# Le prestazioni di Josè Mauri all'Empoli



## mefisto94 (13 Settembre 2016)

Qua commentiamo le partite all'Empoli di Josè Mauri. 

Il giocatore ha esordito contro il crotone nella vittoria degli azzurri per 2-1.


----------



## Jaqen (13 Settembre 2016)

Io e [MENTION=5]gabuz[/MENTION] l'abbiamo sempre detto. Sto ragazzino ha tenuto in piedi la baracca a 18 anni in una squadra storica senza stipendi. Di cosa stiamo parlando? Sto qua bisogna tenerselo stretto.


----------



## Jino (13 Settembre 2016)

Jaqen ha scritto:


> Io e @gabuz l'abbiamo sempre detto. Sto ragazzino ha tenuto in piedi la baracca a 18 anni in una squadra storica senza stipendi. Di cosa stiamo parlando? Sto qua bisogna tenerselo stretto.

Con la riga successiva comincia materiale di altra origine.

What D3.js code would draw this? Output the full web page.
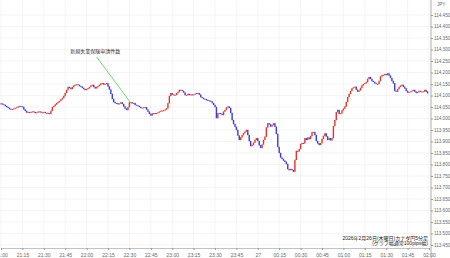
<!DOCTYPE html>
<html>
<head>
<meta charset="utf-8">
<script src="https://cdn.jsdelivr.net/npm/d3@7"></script>
<style>
  body { margin: 0; background: #fff; }
  svg { display: block; font-family: "Liberation Sans", "Noto Sans CJK JP", sans-serif; }
  .grid line { stroke: #ececec; stroke-width: 0.6; }
  .axis text { fill: #666; }
  .axis line, .axis path { stroke: #999; }
</style>
</head>
<body>
<div id="app"></div>
<script>
// 1-minute closes, CAD/JPY, 21:00 -> 01:59
const closes = [
  114.065, 114.061, 114.059, 114.054, 114.050, 114.046, 114.041, 114.039, 114.041, 114.043,
  114.046, 114.048, 114.052, 114.054, 114.052, 114.050, 114.039, 114.033, 114.026, 114.028,
  114.026, 114.028, 114.030, 114.028, 114.024, 114.026, 114.030, 114.030, 114.026, 114.026,
  114.028, 114.024, 114.024, 114.022, 114.020, 114.033, 114.050, 114.054, 114.061, 114.067,
  114.072, 114.076, 114.083, 114.089, 114.098, 114.111, 114.124, 114.137, 114.133, 114.128,
  114.137, 114.143, 114.146, 114.148, 114.146, 114.141, 114.138, 114.133, 114.128, 114.124,
  114.128, 114.131, 114.137, 114.143, 114.146, 114.137, 114.131, 114.137, 114.141, 114.146,
  114.152, 114.153, 114.148, 114.150, 114.153, 114.139, 114.126, 114.107, 114.085, 114.072,
  114.067, 114.066, 114.062, 114.065, 114.070, 114.063, 114.052, 114.043, 114.037, 114.050,
  114.070, 114.070, 114.066, 114.067, 114.059, 114.057, 114.054, 114.050, 114.046, 114.046,
  114.048, 114.049, 114.039, 114.030, 114.020, 114.013, 114.022, 114.023, 114.020, 114.023,
  114.026, 114.030, 114.033, 114.034, 114.035, 114.039, 114.044, 114.066, 114.098, 114.110,
  114.104, 114.102, 114.102, 114.110, 114.115, 114.124, 114.124, 114.120, 114.113, 114.102,
  114.102, 114.107, 114.102, 114.104, 114.102, 114.104, 114.107, 114.110, 114.110, 114.104,
  114.093, 114.089, 114.085, 114.084, 114.080, 114.078, 114.077, 114.074, 114.067, 114.059,
  114.050, 114.002, 114.022, 114.023, 114.020, 114.015, 114.030, 114.037, 114.048, 114.052,
  114.046, 114.024, 113.993, 113.976, 113.964, 113.950, 113.926, 113.907, 113.918, 113.928,
  113.937, 113.943, 113.950, 113.928, 113.902, 113.880, 113.885, 113.895, 113.907, 113.914,
  113.902, 113.883, 113.872, 113.887, 113.907, 113.921, 113.961, 113.979, 113.974, 113.965,
  113.972, 113.979, 113.964, 113.933, 113.876, 113.850, 113.830, 113.824, 113.817, 113.812,
  113.802, 113.780, 113.776, 113.780, 113.776, 113.769, 113.820, 113.859, 113.857, 113.867,
  113.889, 113.893, 113.892, 113.914, 113.907, 113.917, 113.911, 113.924, 113.941, 113.941,
  113.928, 113.902, 113.892, 113.885, 113.893, 113.911, 113.924, 113.935, 113.922, 113.907,
  113.914, 113.905, 113.915, 113.967, 113.993, 114.028, 114.037, 114.020, 114.022, 114.035,
  114.043, 114.052, 114.072, 114.093, 114.107, 114.120, 114.131, 114.135, 114.138, 114.125,
  114.117, 114.122, 114.133, 114.144, 114.150, 114.153, 114.159, 114.172, 114.180, 114.172,
  114.163, 114.159, 114.153, 114.150, 114.150, 114.163, 114.183, 114.189, 114.189, 114.193,
  114.189, 114.196, 114.187, 114.176, 114.163, 114.153, 114.120, 114.117, 114.128, 114.137,
  114.143, 114.146, 114.138, 114.131, 114.120, 114.113, 114.115, 114.117, 114.120, 114.124,
  114.117, 114.111, 114.115, 114.120, 114.117, 114.117, 114.117, 114.124, 114.117, 114.110
];
const firstOpen = 114.063;

const xTickLabels = [
  "21:00", "21:15", "21:30", "21:45", "22:00", "22:15", "22:30", "22:45",
  "23:00", "23:15", "23:30", "23:45", "27", "00:15", "00:30", "00:45",
  "01:00", "01:15", "01:30", "01:45", "02:00"
];
const yTickValues = [
  113.45, 113.50, 113.55, 113.60, 113.65, 113.70, 113.75, 113.80, 113.85, 113.90, 113.95,
  114.00, 114.05, 114.10, 114.15, 114.20, 114.25, 114.30, 114.35, 114.40, 114.45
];

const annotationText = "新規失業保険申請件数";
const annotationMinute = 90;         // candle the news line points at
const annotationLabelMinute = 66;    // where the label sits
const annotationLabelPrice = 114.285;
const footnotes = ["2026年2月26日(木曜日)カナダ円5分足", "(グラフ幅通常100pips幅)"];

const width = 450, height = 258;
const plot = { left: 0, right: 431, top: 0, bottom: 248 };

const start = new Date(2026, 1, 26, 21, 0);
const end = d3.timeMinute.offset(start, 300);

const candles = closes.map((c, i) => ({
  t: d3.timeMinute.offset(start, i),
  open: i === 0 ? firstOpen : closes[i - 1],
  close: c
}));

const x = d3.scaleTime().domain([start, end]).range([1, 429]);
const y = d3.scaleLinear().domain([113.45, 114.45]).range([245, 15]);

const svg = d3.select("#app")
  .append("svg")
    .attr("width", width)
    .attr("height", height);

// grid
const xTickValues = xTickLabels.map((d, i) => d3.timeMinute.offset(start, i * 15));

svg.append("g")
    .attr("class", "grid")
  .selectAll("line.h")
  .data(yTickValues)
  .join("line")
    .attr("x1", plot.left)
    .attr("x2", plot.right)
    .attr("y1", d => y(d))
    .attr("y2", d => y(d));

svg.append("g")
    .attr("class", "grid")
  .selectAll("line.v")
  .data(xTickValues)
  .join("line")
    .attr("x1", d => x(d))
    .attr("x2", d => x(d))
    .attr("y1", plot.top)
    .attr("y2", plot.bottom);

// candles
svg.append("clipPath")
    .attr("id", "clip")
  .append("rect")
    .attr("x", plot.left)
    .attr("y", plot.top)
    .attr("width", plot.right - plot.left)
    .attr("height", plot.bottom - plot.top);

const body = svg.append("g")
    .attr("clip-path", "url(#clip)");

body.selectAll("rect")
  .data(candles)
  .join("rect")
    .attr("x", d => x(d.t) - 0.7)
    .attr("width", 1.4)
    .attr("y", d => y(Math.max(d.open, d.close)) - 0.2)
    .attr("height", d => Math.max(1, Math.abs(y(d.open) - y(d.close)) + 0.4))
    .attr("fill", d => d.close >= d.open ? "#e0342c" : "#3b3bd6");

// x axis
svg.append("g")
    .attr("class", "axis")
    .attr("transform", `translate(0,${plot.bottom})`)
    .call(d3.axisBottom(x)
      .tickValues(xTickValues)
      .tickFormat((d, i) => xTickLabels[i])
      .tickSize(2)
      .tickSizeOuter(0))
    .call(g => g.select(".domain").attr("stroke-width", 0.6))
    .selectAll("text")
      .attr("font-size", 5)
      .attr("dy", "0.75em");

// y axis on the right
svg.append("g")
    .attr("class", "axis")
    .attr("transform", `translate(${plot.right},0)`)
    .call(d3.axisRight(y)
      .tickValues(yTickValues)
      .tickFormat(d3.format(".3f"))
      .tickSize(2)
      .tickSizeOuter(0))
    .call(g => g.select(".domain").remove())
    .selectAll("text")
      .attr("font-size", 4.6)
      .attr("x", 3);

svg.append("line")
    .attr("x1", plot.right).attr("x2", plot.right)
    .attr("y1", 0).attr("y2", height)
    .attr("stroke", "#999")
    .attr("stroke-width", 0.8);

svg.append("text")
    .attr("x", plot.right + 6)
    .attr("y", 6)
    .attr("font-size", 4.6)
    .attr("fill", "#666")
    .text("JPY");

// news annotation
const target = candles[annotationMinute];
svg.append("line")
    .attr("x1", x(d3.timeMinute.offset(start, annotationLabelMinute + 1)))
    .attr("y1", y(annotationLabelPrice) + 4)
    .attr("x2", x(target.t) + 1)
    .attr("y2", y(target.close))
    .attr("stroke", "#5fd35f")
    .attr("stroke-width", 0.9);

svg.append("text")
    .attr("x", x(d3.timeMinute.offset(start, annotationLabelMinute)))
    .attr("y", y(annotationLabelPrice))
    .attr("text-anchor", "middle")
    .attr("font-size", 5)
    .attr("fill", "#333")
    .text(annotationText);

// footnote
svg.selectAll("text.foot")
  .data(footnotes)
  .join("text")
    .attr("class", "foot")
    .attr("x", 428)
    .attr("y", (d, i) => 239.5 + i * 5.8)
    .attr("text-anchor", "end")
    .attr("font-size", 5)
    .attr("fill", "#222")
    .text(d => d);
</script>
</body>
</html>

C'è da dire una cosa, giocare in quel Parma per assurdo era quasi facile, nel senso che non c'era la minima pressione vista la situazione. Non c'era nessuna aspettativa, aspettavano solo la retrocessione matematica. 

Detto questo, a me il ragazzo piace e per il futuro ci conto.


----------



## kolao95 (13 Settembre 2016)

Incollo qui il messaggio che avevo postato nel suo topic:

Sì, è stato tra i migliori, anche se sul gol del Crotone è lui che doveva scalare su Sampirisi, visto che Bellusci era uscito in pressione.
Comunque diciamo che a Empoli è aiutato anche dal contesto: ieri quando era in possesso del pallone aveva sempre 4 opzioni a disposizione: mezzala destra, mezzala sinistra, appoggio al laterale sul "lato forte" e verticalizzazione verso la punta che veniva incontro (senza considerare la possibile sventagliata sul "lato debole"), l'Empoli ormai è una macchina rodata e tutti si muovono sempre con i tempi perfetti, per cui è un po' più semplice giocare in un sistema di questo genere.
Tuttavia il buon José ieri ha mostrato buone cose: bravissimo a giocare a 2 tocchi, visione di gioco, bravo nelle scalate in pressing sugli avversari, anche se deve migliorare nel posizionamento, visto che qualche buco centralmente lo ha lasciato.


----------



## prebozzio (13 Settembre 2016)

Forza José!


----------



## Jaqen (13 Settembre 2016)

prebozzio ha scritto:


> Forza José!


----------



## gabuz (13 Settembre 2016)

Jaqen ha scritto:


> Io e [MENTION=5]gabuz[/MENTION] l'abbiamo sempre detto. Sto ragazzino ha tenuto in piedi la baracca a 18 anni in una squadra storica senza stipendi. Di cosa stiamo parlando? Sto qua bisogna tenerselo stretto.


Parole sante


----------



## VonVittel (13 Settembre 2016)

Speriamo abbia la stessa crescita di Paredes e Zielinski.
Potenzialmente è buono in mezzo al campo


----------



## dhorasoosarebbetitolare (13 Settembre 2016)

Jino ha scritto:


> C'è da dire una cosa, giocare in quel Parma per assurdo era quasi facile, nel senso che non c'era la minima pressione vista la situazione. Non c'era nessuna aspettativa, aspettavano solo la retrocessione matematica.
> 
> Detto questo, a me il ragazzo piace e per il futuro ci conto.



.


----------



## .Nitro (13 Settembre 2016)

Questo è forte,quando giocava a Parma mi piaceva,ero contento quando l'abbiamo acquistato ma naturalmente non ha giocato. A fine campionato quando è stato utilizzato è stato il migliore,dava una spinta diversa e ha fame. Avrei preferito giocare con lui a centrocampo piuttosto che con i Poli e i Montolivo


----------



## Victorss (13 Settembre 2016)

Prima partita con l'Empoli ottima prestazione e SETTE in pagella 7.
Noi continuiamo con Montolivo che ha carisma e personalità.


----------



## de sica (2 Ottobre 2016)

Che ne pensate di mauri fino adesso? Intendo la partita contro la juve


----------



## davoreb (2 Ottobre 2016)

per ora mi sembra bene da 6-6.5

certo che la Juve giocando male potrebbe essere benissimo sul 2-0


----------



## The P (28 Gennaio 2017)

any news? Sta giocando? Se sì, come?


----------



## Alfabri (29 Gennaio 2017)

The P ha scritto:


> any news? Sta giocando? Se sì, come?



A quanto ne so panchinato da un "fenomeno" come Dioussè


----------